Information literacy for empowering the society: The readiness of libraries, librarians and other stakeholders

ARUA, Godwin Nwachukwu, EZE, Onyebuchi C., EBISI, Ebere Maryann, UKWUABA, Helen O., EZEANUNA, Ginika F. and NWEBIEM, Chinenye Patience (2018) Information literacy for empowering the society: The readiness of libraries, librarians and other stakeholders. Paper presented at: IFLA WLIC 2018 – Kuala Lumpur, Malaysia – Transform Libraries, Transform Societies in Session S01 - Africa. In: Libraries as Centers of Community Engagements for Development, 22-23 August 2018, Kuala Lumpur, Malaysia.

Bookmark or cite this item:
Language: English (Original)
Available under licence Creative Commons Attribution.

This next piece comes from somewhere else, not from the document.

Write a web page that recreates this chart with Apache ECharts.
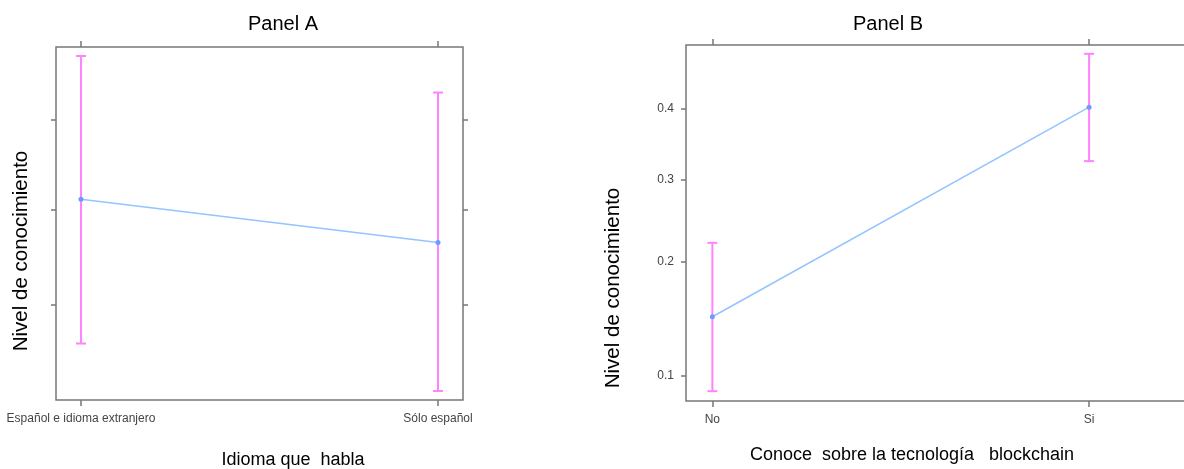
<!DOCTYPE html>
<html>
<head>
<meta charset="utf-8">
<script src="https://cdn.jsdelivr.net/npm/echarts@6/dist/echarts.min.js"></script>
<style>
  html, body { margin: 0; padding: 0; background: #fff; }
  #chart { width: 1184px; height: 469px; }
</style>
</head>
<body>
<div id="chart"></div>
<script>
// Panel A: Idioma que habla
var catsA = ['Español e idioma extranjero', 'Sólo español'];
var fitA = [0.411, 0.364];
var lowerA = [0.263, 0.221];
var upperA = [0.572, 0.531];
var yTicksA = [0.3, 0.4, 0.5];
var yRangeA = [0.2135, 0.582];

// Panel B: Conoce sobre la tecnología blockchain
var catsB = ['No', 'Si'];
var fitB = [0.146, 0.403];
var lowerB = [0.090, 0.325];
var upperB = [0.221, 0.484];
var yTicksB = [0.1, 0.2, 0.3, 0.4];
var yRangeB = [0.084, 0.4976];

// the y axis is on a probit scale, so values are mapped through the inverse normal cdf
function probit(p) {
  var a = [-3.969683028665376e+01, 2.209460984245205e+02, -2.759285104469687e+02, 1.383577518672690e+02, -3.066479806614716e+01, 2.506628277459239e+00];
  var b = [-5.447609879822406e+01, 1.615858368580409e+02, -1.556989798598866e+02, 6.680131188771972e+01, -1.328068155288572e+01];
  var c = [-7.784894002430293e-03, -3.223964580411365e-01, -2.400758277161838e+00, -2.549671667975992e+00, 4.374664141464968e+00, 2.938163982698783e+00];
  var d = [7.784695709041462e-03, 3.224671290700398e-01, 2.445134137142996e+00, 3.754408661907416e+00];
  var plow = 0.02425, q, r;
  if (p < plow) {
    q = Math.sqrt(-2 * Math.log(p));
    return (((((c[0]*q+c[1])*q+c[2])*q+c[3])*q+c[4])*q+c[5]) / ((((d[0]*q+d[1])*q+d[2])*q+d[3])*q+1);
  }
  if (p > 1 - plow) {
    q = Math.sqrt(-2 * Math.log(1 - p));
    return -(((((c[0]*q+c[1])*q+c[2])*q+c[3])*q+c[4])*q+c[5]) / ((((d[0]*q+d[1])*q+d[2])*q+d[3])*q+1);
  }
  q = p - 0.5;
  r = q * q;
  return (((((a[0]*r+a[1])*r+a[2])*r+a[3])*r+a[4])*r+a[5])*q / (((((b[0]*r+b[1])*r+b[2])*r+b[3])*r+b[4])*r+1);
}

var tickFont = 'Liberation Sans Narrow, Liberation Sans, Arial, sans-serif';
var mainFont = 'Liberation Sans, Arial, sans-serif';
var gray = '#777';

function lineData(fit) {
  return fit.map(function (v, i) { return [i, probit(v)]; });
}
function barData(lo, hi) {
  return lo.map(function (v, i) { return [i, probit(v), probit(hi[i])]; });
}

function renderErrorBar(params, api) {
  var x = api.value(0);
  var lo = api.coord([x, api.value(1)]);
  var hi = api.coord([x, api.value(2)]);
  var w = 5;
  var style = { stroke: '#ff82ff', lineWidth: 2 };
  return {
    type: 'group',
    children: [
      { type: 'line', shape: { x1: lo[0], y1: lo[1], x2: hi[0], y2: hi[1] }, style: style },
      { type: 'line', shape: { x1: hi[0] - w, y1: hi[1], x2: hi[0] + w, y2: hi[1] }, style: style },
      { type: 'line', shape: { x1: lo[0] - w, y1: lo[1], x2: lo[0] + w, y2: lo[1] }, style: style }
    ]
  };
}

function xAxisFor(gridIndex, cats, max, pos, showLabel) {
  return {
    type: 'value',
    gridIndex: gridIndex,
    position: pos,
    min: -0.07,
    max: max,
    axisLine: { show: false, onZero: false },
    splitLine: { show: false },
    axisTick: { show: true, customValues: [0, 1], length: 6, lineStyle: { color: gray, width: 1.5 } },
    axisLabel: {
      show: showLabel,
      customValues: [0, 1],
      margin: 13,
      color: '#444',
      fontFamily: tickFont,
      fontSize: 12,
      formatter: function (v) { return cats[Math.round(v)]; }
    }
  };
}

function yAxisFor(gridIndex, ticks, range, pos, showLabel) {
  var tv = ticks.map(probit);
  return {
    type: 'value',
    gridIndex: gridIndex,
    position: pos,
    min: probit(range[0]),
    max: probit(range[1]),
    axisLine: { show: false, onZero: false },
    splitLine: { show: false },
    axisTick: { show: true, customValues: tv, length: 5, lineStyle: { color: gray, width: 1.5 } },
    axisLabel: {
      show: showLabel,
      customValues: tv,
      margin: 12,
      color: '#444',
      fontFamily: tickFont,
      fontSize: 12,
      formatter: function (v) {
        var best = 0;
        for (var i = 0; i < tv.length; i++) {
          if (Math.abs(tv[i] - v) < Math.abs(tv[best] - v)) best = i;
        }
        return ticks[best].toFixed(1);
      }
    }
  };
}

var myChart = echarts.init(document.getElementById('chart'));
var option = {
  animation: false,
  backgroundColor: '#fff',
  grid: [
    { left: 56, top: 47, width: 407, height: 353, outerBoundsMode: 'none', show: true, borderColor: gray, borderWidth: 1.5, backgroundColor: 'transparent' },
    // panel B is cut off at the right edge of the picture
    { left: 686, top: 45, width: 528, height: 356, outerBoundsMode: 'none', show: true, borderColor: gray, borderWidth: 1.5, backgroundColor: 'transparent' }
  ],
  xAxis: [
    xAxisFor(0, catsA, 1.07, 'bottom', true),
    xAxisFor(0, catsA, 1.07, 'top', false),
    xAxisFor(1, catsB, 1.3316, 'bottom', true),
    xAxisFor(1, catsB, 1.3316, 'top', false)
  ],
  yAxis: [
    yAxisFor(0, yTicksA, yRangeA, 'left', false),
    yAxisFor(0, yTicksA, yRangeA, 'right', false),
    yAxisFor(1, yTicksB, yRangeB, 'left', true)
  ],
  graphic: [
    { type: 'text', x: 283, y: 24, style: { text: 'Panel A', fontSize: 20, fontFamily: mainFont, fill: '#000', align: 'center', verticalAlign: 'middle' } },
    { type: 'text', x: 888, y: 24, style: { text: 'Panel B', fontSize: 20, fontFamily: mainFont, fill: '#000', align: 'center', verticalAlign: 'middle' } },
    { type: 'text', x: 21, y: 251, rotation: Math.PI / 2, style: { text: 'Nivel de conocimiento', fontSize: 20.5, fontFamily: mainFont, fill: '#000', align: 'center', verticalAlign: 'middle' } },
    { type: 'text', x: 613, y: 288, rotation: Math.PI / 2, style: { text: 'Nivel de conocimiento', fontSize: 20.5, fontFamily: mainFont, fill: '#000', align: 'center', verticalAlign: 'middle' } },
    { type: 'text', x: 293, y: 460, style: { text: 'Idioma que  habla', fontSize: 18, fontFamily: mainFont, fill: '#000', align: 'center', verticalAlign: 'middle' } },
    { type: 'text', x: 912, y: 455, style: { text: 'Conoce  sobre la tecnología   blockchain', fontSize: 18, fontFamily: mainFont, fill: '#000', align: 'center', verticalAlign: 'middle' } }
  ],
  series: [
    {
      type: 'custom',
      xAxisIndex: 0,
      yAxisIndex: 0,
      renderItem: renderErrorBar,
      encode: { x: 0, y: [1, 2] },
      data: barData(lowerA, upperA),
      z: 2
    },
    {
      type: 'line',
      xAxisIndex: 0,
      yAxisIndex: 0,
      data: lineData(fitA),
      symbol: 'circle',
      symbolSize: 5,
      lineStyle: { color: '#94c4ff', width: 1.5 },
      itemStyle: { color: '#6a9cff' },
      z: 3
    },
    {
      type: 'custom',
      xAxisIndex: 2,
      yAxisIndex: 2,
      renderItem: renderErrorBar,
      encode: { x: 0, y: [1, 2] },
      data: barData(lowerB, upperB),
      z: 2
    },
    {
      type: 'line',
      xAxisIndex: 2,
      yAxisIndex: 2,
      data: lineData(fitB),
      symbol: 'circle',
      symbolSize: 5,
      lineStyle: { color: '#94c4ff', width: 1.5 },
      itemStyle: { color: '#6a9cff' },
      z: 3
    }
  ]
};

option && myChart.setOption(option);
</script>
</body>
</html>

Information literacy for empowering the society: The readiness of libraries, librarians and other stakeholders

Information literacy is recognized globally as an essential skill for the information society. We are in a rapidly growing and complex digital environment which in turn led to our continued dependence on information. People need to use the information at their disposal effectively, whether at home, at school, or at workplace. They need to find things out, assemble, process, evaluate, manage and communicate information. Increasingly, a fundamental part of being information literate and independent learner is being e-literate. Teaching of information literacy to learners helps them to be conscious of what it means to be information literate and e-literate and to use information effectively. In an age where the information overload becomes the norm, it is crucial for students of higher institutions of learning to understand the quality and organization of information. Information literacy lies at the core of lifelong learning. It empowers people in all walks of life to seek, evaluate, use and create information effectively to achieve their personal, social, occupational and educational goals. It equips them with the skills necessary to become independent life-long learners. It enables library and information professionals to create, develop and manage library and information centres to meet the specific information needs of the organization. As gate taker of information, library and information professionals and other staff whose role is to assist learners become independent, must have the ability to convey the concept of fundamental information literacy to students, be able to provide challenging, engaging lessons and exercises that will give the foundation they need to distinguish between the easiest sources to find and the best sources to use. Information literacy is best enhanced when it is it integrated into the curriculum. As information literacy curriculum should be problem-based, inquiry-based, and resource-based, makes effective use of instructional pedagogies and technologies, and is integrated and articulated with a discipline’s learning outcome, librarians should collaborate with stakeholders in their institution to ensure information literacy policy formulation and implementation. The paper explores some of the key aspects which teaching librarians must consider as they undertake this challenge of empowering students to have information literacy skills.